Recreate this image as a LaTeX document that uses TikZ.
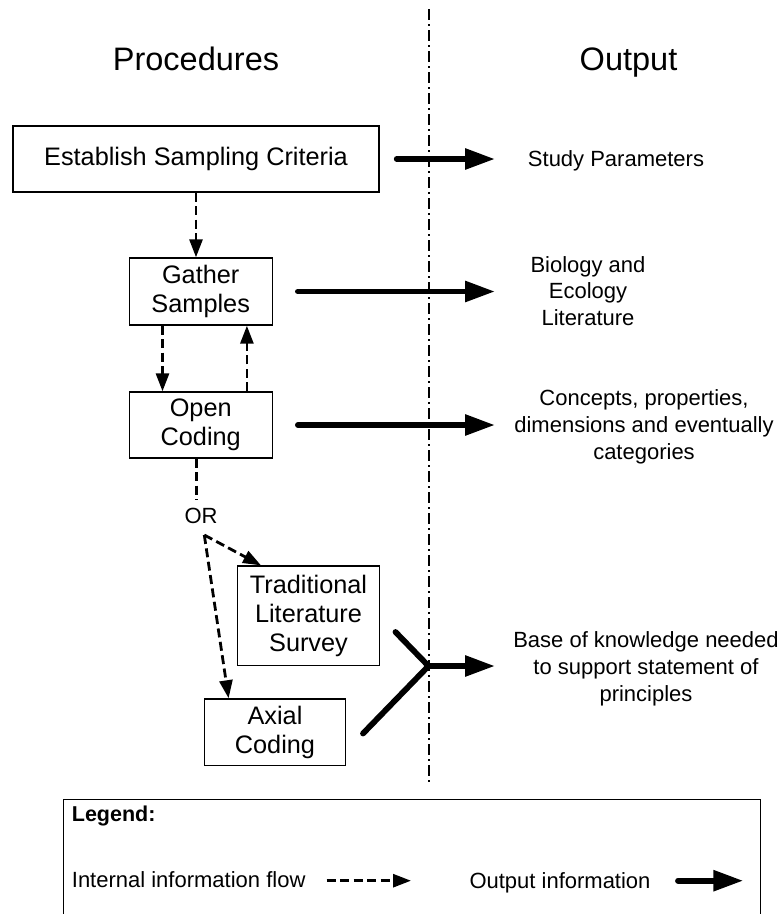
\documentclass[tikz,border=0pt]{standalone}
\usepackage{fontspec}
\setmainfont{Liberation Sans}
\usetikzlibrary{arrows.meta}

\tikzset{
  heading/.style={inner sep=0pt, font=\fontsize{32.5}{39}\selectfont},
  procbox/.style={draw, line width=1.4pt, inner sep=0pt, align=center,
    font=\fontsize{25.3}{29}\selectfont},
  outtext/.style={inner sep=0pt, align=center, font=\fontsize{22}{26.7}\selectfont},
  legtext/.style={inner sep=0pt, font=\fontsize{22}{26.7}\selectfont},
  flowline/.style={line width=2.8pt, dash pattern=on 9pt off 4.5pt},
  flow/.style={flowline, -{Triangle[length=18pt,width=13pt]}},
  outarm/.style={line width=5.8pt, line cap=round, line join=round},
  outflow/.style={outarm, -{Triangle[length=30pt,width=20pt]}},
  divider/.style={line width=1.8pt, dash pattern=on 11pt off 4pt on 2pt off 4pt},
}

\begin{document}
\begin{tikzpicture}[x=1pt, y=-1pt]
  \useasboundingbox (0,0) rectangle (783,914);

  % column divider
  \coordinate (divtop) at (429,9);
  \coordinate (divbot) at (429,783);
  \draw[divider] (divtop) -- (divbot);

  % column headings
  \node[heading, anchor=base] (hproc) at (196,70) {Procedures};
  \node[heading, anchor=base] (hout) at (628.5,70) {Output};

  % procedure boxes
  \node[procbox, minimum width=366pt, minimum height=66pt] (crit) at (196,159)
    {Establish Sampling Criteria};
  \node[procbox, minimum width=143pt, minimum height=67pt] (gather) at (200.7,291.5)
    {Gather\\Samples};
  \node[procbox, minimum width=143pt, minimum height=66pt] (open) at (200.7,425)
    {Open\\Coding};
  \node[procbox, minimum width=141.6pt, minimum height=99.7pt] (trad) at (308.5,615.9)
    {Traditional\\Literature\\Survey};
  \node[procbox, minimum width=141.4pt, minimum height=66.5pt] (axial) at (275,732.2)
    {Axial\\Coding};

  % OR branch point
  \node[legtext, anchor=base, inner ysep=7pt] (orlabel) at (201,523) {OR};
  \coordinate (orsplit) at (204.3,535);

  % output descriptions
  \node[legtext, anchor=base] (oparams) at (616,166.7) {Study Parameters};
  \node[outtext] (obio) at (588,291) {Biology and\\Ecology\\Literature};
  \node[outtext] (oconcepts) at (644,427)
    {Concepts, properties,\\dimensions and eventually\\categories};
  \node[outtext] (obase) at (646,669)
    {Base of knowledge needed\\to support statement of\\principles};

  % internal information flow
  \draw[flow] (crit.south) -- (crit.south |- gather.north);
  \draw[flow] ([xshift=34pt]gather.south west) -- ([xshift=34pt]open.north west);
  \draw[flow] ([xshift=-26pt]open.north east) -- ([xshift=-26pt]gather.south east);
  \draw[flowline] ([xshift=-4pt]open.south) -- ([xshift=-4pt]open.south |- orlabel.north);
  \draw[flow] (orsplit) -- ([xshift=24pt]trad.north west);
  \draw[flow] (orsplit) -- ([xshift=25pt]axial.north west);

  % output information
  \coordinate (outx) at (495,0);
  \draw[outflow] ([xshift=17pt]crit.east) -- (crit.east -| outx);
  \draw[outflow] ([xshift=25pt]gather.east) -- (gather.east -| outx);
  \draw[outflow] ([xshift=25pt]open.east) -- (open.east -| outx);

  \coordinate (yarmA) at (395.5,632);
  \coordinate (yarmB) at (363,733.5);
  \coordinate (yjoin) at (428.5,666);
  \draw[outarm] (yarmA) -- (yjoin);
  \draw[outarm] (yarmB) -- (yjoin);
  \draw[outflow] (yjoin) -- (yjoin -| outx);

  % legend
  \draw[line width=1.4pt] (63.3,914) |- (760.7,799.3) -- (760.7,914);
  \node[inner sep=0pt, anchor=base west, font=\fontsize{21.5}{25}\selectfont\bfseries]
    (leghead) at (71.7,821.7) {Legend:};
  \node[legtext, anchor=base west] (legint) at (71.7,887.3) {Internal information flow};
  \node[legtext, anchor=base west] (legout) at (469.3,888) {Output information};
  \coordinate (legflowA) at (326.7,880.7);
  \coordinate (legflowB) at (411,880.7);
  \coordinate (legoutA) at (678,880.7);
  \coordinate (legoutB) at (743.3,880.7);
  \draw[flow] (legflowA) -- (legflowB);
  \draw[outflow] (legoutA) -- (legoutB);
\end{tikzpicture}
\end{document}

+ + + + +

Short task
Copy out the whole listing exactly, and don't carry over any pictures.

Complete output
Recreate this image as a LaTeX document that uses TikZ.
\documentclass[tikz,border=0pt]{standalone}
\usepackage{fontspec}
\setmainfont{Liberation Sans}
\usetikzlibrary{arrows.meta}

\tikzset{
  heading/.style={inner sep=0pt, font=\fontsize{32.5}{39}\selectfont},
  procbox/.style={draw, line width=1.4pt, inner sep=0pt, align=center,
    font=\fontsize{25.3}{29}\selectfont},
  outtext/.style={inner sep=0pt, align=center, font=\fontsize{22}{26.7}\selectfont},
  legtext/.style={inner sep=0pt, font=\fontsize{22}{26.7}\selectfont},
  flowline/.style={line width=2.8pt, dash pattern=on 9pt off 4.5pt},
  flow/.style={flowline, -{Triangle[length=18pt,width=13pt]}},
  outarm/.style={line width=5.8pt, line cap=round, line join=round},
  outflow/.style={outarm, -{Triangle[length=30pt,width=20pt]}},
  divider/.style={line width=1.8pt, dash pattern=on 11pt off 4pt on 2pt off 4pt},
}

\begin{document}
\begin{tikzpicture}[x=1pt, y=-1pt]
  \useasboundingbox (0,0) rectangle (783,914);

  % column divider
  \coordinate (divtop) at (429,9);
  \coordinate (divbot) at (429,783);
  \draw[divider] (divtop) -- (divbot);

  % column headings
  \node[heading, anchor=base] (hproc) at (196,70) {Procedures};
  \node[heading, anchor=base] (hout) at (628.5,70) {Output};

  % procedure boxes
  \node[procbox, minimum width=366pt, minimum height=66pt] (crit) at (196,159)
    {Establish Sampling Criteria};
  \node[procbox, minimum width=143pt, minimum height=67pt] (gather) at (200.7,291.5)
    {Gather\\Samples};
  \node[procbox, minimum width=143pt, minimum height=66pt] (open) at (200.7,425)
    {Open\\Coding};
  \node[procbox, minimum width=141.6pt, minimum height=99.7pt] (trad) at (308.5,615.9)
    {Traditional\\Literature\\Survey};
  \node[procbox, minimum width=141.4pt, minimum height=66.5pt] (axial) at (275,732.2)
    {Axial\\Coding};

  % OR branch point
  \node[legtext, anchor=base, inner ysep=7pt] (orlabel) at (201,523) {OR};
  \coordinate (orsplit) at (204.3,535);

  % output descriptions
  \node[legtext, anchor=base] (oparams) at (616,166.7) {Study Parameters};
  \node[outtext] (obio) at (588,291) {Biology and\\Ecology\\Literature};
  \node[outtext] (oconcepts) at (644,427)
    {Concepts, properties,\\dimensions and eventually\\categories};
  \node[outtext] (obase) at (646,669)
    {Base of knowledge needed\\to support statement of\\principles};

  % internal information flow
  \draw[flow] (crit.south) -- (crit.south |- gather.north);
  \draw[flow] ([xshift=34pt]gather.south west) -- ([xshift=34pt]open.north west);
  \draw[flow] ([xshift=-26pt]open.north east) -- ([xshift=-26pt]gather.south east);
  \draw[flowline] ([xshift=-4pt]open.south) -- ([xshift=-4pt]open.south |- orlabel.north);
  \draw[flow] (orsplit) -- ([xshift=24pt]trad.north west);
  \draw[flow] (orsplit) -- ([xshift=25pt]axial.north west);

  % output information
  \coordinate (outx) at (495,0);
  \draw[outflow] ([xshift=17pt]crit.east) -- (crit.east -| outx);
  \draw[outflow] ([xshift=25pt]gather.east) -- (gather.east -| outx);
  \draw[outflow] ([xshift=25pt]open.east) -- (open.east -| outx);

  \coordinate (yarmA) at (395.5,632);
  \coordinate (yarmB) at (363,733.5);
  \coordinate (yjoin) at (428.5,666);
  \draw[outarm] (yarmA) -- (yjoin);
  \draw[outarm] (yarmB) -- (yjoin);
  \draw[outflow] (yjoin) -- (yjoin -| outx);

  % legend
  \draw[line width=1.4pt] (63.3,914) |- (760.7,799.3) -- (760.7,914);
  \node[inner sep=0pt, anchor=base west, font=\fontsize{21.5}{25}\selectfont\bfseries]
    (leghead) at (71.7,821.7) {Legend:};
  \node[legtext, anchor=base west] (legint) at (71.7,887.3) {Internal information flow};
  \node[legtext, anchor=base west] (legout) at (469.3,888) {Output information};
  \coordinate (legflowA) at (326.7,880.7);
  \coordinate (legflowB) at (411,880.7);
  \coordinate (legoutA) at (678,880.7);
  \coordinate (legoutB) at (743.3,880.7);
  \draw[flow] (legflowA) -- (legflowB);
  \draw[outflow] (legoutA) -- (legoutB);
\end{tikzpicture}
\end{document}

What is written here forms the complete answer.